[Start Given data]

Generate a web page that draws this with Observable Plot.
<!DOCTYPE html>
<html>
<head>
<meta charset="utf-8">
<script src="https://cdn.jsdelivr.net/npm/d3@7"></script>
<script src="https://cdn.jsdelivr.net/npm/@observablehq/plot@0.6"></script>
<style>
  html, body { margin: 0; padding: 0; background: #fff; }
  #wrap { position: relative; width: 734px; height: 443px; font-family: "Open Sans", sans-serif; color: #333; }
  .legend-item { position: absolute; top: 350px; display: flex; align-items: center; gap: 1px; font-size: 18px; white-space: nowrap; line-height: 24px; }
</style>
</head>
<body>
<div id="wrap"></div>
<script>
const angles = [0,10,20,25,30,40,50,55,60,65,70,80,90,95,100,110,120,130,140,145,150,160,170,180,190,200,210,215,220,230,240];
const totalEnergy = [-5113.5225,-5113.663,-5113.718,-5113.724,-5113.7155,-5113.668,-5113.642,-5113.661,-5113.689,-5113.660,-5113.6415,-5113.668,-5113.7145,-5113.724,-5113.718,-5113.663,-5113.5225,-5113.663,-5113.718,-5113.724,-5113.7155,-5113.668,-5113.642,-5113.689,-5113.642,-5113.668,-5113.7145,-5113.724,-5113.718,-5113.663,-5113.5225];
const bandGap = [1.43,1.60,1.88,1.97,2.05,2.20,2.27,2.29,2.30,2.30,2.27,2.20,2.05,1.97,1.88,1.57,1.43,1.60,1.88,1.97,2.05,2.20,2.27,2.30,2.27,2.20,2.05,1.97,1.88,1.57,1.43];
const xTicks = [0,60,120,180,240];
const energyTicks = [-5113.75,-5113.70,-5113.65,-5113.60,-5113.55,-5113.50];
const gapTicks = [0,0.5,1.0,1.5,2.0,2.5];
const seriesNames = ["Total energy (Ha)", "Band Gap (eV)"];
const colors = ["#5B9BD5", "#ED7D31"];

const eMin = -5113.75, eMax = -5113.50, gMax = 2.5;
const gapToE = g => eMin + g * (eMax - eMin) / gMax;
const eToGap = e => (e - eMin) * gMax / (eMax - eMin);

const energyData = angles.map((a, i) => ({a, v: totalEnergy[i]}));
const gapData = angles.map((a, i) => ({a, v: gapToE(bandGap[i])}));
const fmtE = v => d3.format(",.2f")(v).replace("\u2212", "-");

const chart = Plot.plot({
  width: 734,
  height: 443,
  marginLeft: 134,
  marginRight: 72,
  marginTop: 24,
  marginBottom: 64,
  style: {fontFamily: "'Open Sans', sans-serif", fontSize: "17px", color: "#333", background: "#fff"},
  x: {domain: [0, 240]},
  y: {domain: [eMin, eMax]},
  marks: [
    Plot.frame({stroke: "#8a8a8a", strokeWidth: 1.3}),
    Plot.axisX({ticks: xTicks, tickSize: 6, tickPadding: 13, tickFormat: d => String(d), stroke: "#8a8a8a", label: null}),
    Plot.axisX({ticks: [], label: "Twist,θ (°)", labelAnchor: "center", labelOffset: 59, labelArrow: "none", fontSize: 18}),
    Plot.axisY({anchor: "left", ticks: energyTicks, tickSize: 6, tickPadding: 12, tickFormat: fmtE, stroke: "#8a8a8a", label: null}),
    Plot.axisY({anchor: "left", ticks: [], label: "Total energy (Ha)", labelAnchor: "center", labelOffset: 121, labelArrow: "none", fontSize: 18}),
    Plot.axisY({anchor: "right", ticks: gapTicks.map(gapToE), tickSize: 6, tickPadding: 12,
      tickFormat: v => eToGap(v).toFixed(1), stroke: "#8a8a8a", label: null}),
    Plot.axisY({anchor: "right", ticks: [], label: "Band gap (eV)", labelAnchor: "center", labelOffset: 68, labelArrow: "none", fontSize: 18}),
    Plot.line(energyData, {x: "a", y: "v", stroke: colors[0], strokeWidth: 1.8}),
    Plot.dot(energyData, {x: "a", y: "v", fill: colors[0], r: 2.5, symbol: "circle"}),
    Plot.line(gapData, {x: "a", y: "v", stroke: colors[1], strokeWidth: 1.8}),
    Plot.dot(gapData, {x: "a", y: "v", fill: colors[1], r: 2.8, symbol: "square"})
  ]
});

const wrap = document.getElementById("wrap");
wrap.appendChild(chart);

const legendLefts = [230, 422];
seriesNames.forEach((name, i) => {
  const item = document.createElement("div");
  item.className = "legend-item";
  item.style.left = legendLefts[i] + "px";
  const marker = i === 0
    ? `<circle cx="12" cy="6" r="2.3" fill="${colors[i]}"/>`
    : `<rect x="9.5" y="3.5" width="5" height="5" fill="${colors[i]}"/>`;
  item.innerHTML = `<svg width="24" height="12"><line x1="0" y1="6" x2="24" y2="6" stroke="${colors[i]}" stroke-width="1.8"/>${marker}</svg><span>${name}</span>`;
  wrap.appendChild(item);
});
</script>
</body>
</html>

[End Given data]

Task brief
Reproduce all data above, unchanged.

Reply to the exercise
Generate a web page that draws this with Observable Plot.
<!DOCTYPE html>
<html>
<head>
<meta charset="utf-8">
<script src="https://cdn.jsdelivr.net/npm/d3@7"></script>
<script src="https://cdn.jsdelivr.net/npm/@observablehq/plot@0.6"></script>
<style>
  html, body { margin: 0; padding: 0; background: #fff; }
  #wrap { position: relative; width: 734px; height: 443px; font-family: "Open Sans", sans-serif; color: #333; }
  .legend-item { position: absolute; top: 350px; display: flex; align-items: center; gap: 1px; font-size: 18px; white-space: nowrap; line-height: 24px; }
</style>
</head>
<body>
<div id="wrap"></div>
<script>
const angles = [0,10,20,25,30,40,50,55,60,65,70,80,90,95,100,110,120,130,140,145,150,160,170,180,190,200,210,215,220,230,240];
const totalEnergy = [-5113.5225,-5113.663,-5113.718,-5113.724,-5113.7155,-5113.668,-5113.642,-5113.661,-5113.689,-5113.660,-5113.6415,-5113.668,-5113.7145,-5113.724,-5113.718,-5113.663,-5113.5225,-5113.663,-5113.718,-5113.724,-5113.7155,-5113.668,-5113.642,-5113.689,-5113.642,-5113.668,-5113.7145,-5113.724,-5113.718,-5113.663,-5113.5225];
const bandGap = [1.43,1.60,1.88,1.97,2.05,2.20,2.27,2.29,2.30,2.30,2.27,2.20,2.05,1.97,1.88,1.57,1.43,1.60,1.88,1.97,2.05,2.20,2.27,2.30,2.27,2.20,2.05,1.97,1.88,1.57,1.43];
const xTicks = [0,60,120,180,240];
const energyTicks = [-5113.75,-5113.70,-5113.65,-5113.60,-5113.55,-5113.50];
const gapTicks = [0,0.5,1.0,1.5,2.0,2.5];
const seriesNames = ["Total energy (Ha)", "Band Gap (eV)"];
const colors = ["#5B9BD5", "#ED7D31"];

const eMin = -5113.75, eMax = -5113.50, gMax = 2.5;
const gapToE = g => eMin + g * (eMax - eMin) / gMax;
const eToGap = e => (e - eMin) * gMax / (eMax - eMin);

const energyData = angles.map((a, i) => ({a, v: totalEnergy[i]}));
const gapData = angles.map((a, i) => ({a, v: gapToE(bandGap[i])}));
const fmtE = v => d3.format(",.2f")(v).replace("\u2212", "-");

const chart = Plot.plot({
  width: 734,
  height: 443,
  marginLeft: 134,
  marginRight: 72,
  marginTop: 24,
  marginBottom: 64,
  style: {fontFamily: "'Open Sans', sans-serif", fontSize: "17px", color: "#333", background: "#fff"},
  x: {domain: [0, 240]},
  y: {domain: [eMin, eMax]},
  marks: [
    Plot.frame({stroke: "#8a8a8a", strokeWidth: 1.3}),
    Plot.axisX({ticks: xTicks, tickSize: 6, tickPadding: 13, tickFormat: d => String(d), stroke: "#8a8a8a", label: null}),
    Plot.axisX({ticks: [], label: "Twist,θ (°)", labelAnchor: "center", labelOffset: 59, labelArrow: "none", fontSize: 18}),
    Plot.axisY({anchor: "left", ticks: energyTicks, tickSize: 6, tickPadding: 12, tickFormat: fmtE, stroke: "#8a8a8a", label: null}),
    Plot.axisY({anchor: "left", ticks: [], label: "Total energy (Ha)", labelAnchor: "center", labelOffset: 121, labelArrow: "none", fontSize: 18}),
    Plot.axisY({anchor: "right", ticks: gapTicks.map(gapToE), tickSize: 6, tickPadding: 12,
      tickFormat: v => eToGap(v).toFixed(1), stroke: "#8a8a8a", label: null}),
    Plot.axisY({anchor: "right", ticks: [], label: "Band gap (eV)", labelAnchor: "center", labelOffset: 68, labelArrow: "none", fontSize: 18}),
    Plot.line(energyData, {x: "a", y: "v", stroke: colors[0], strokeWidth: 1.8}),
    Plot.dot(energyData, {x: "a", y: "v", fill: colors[0], r: 2.5, symbol: "circle"}),
    Plot.line(gapData, {x: "a", y: "v", stroke: colors[1], strokeWidth: 1.8}),
    Plot.dot(gapData, {x: "a", y: "v", fill: colors[1], r: 2.8, symbol: "square"})
  ]
});

const wrap = document.getElementById("wrap");
wrap.appendChild(chart);

const legendLefts = [230, 422];
seriesNames.forEach((name, i) => {
  const item = document.createElement("div");
  item.className = "legend-item";
  item.style.left = legendLefts[i] + "px";
  const marker = i === 0
    ? `<circle cx="12" cy="6" r="2.3" fill="${colors[i]}"/>`
    : `<rect x="9.5" y="3.5" width="5" height="5" fill="${colors[i]}"/>`;
  item.innerHTML = `<svg width="24" height="12"><line x1="0" y1="6" x2="24" y2="6" stroke="${colors[i]}" stroke-width="1.8"/>${marker}</svg><span>${name}</span>`;
  wrap.appendChild(item);
});
</script>
</body>
</html>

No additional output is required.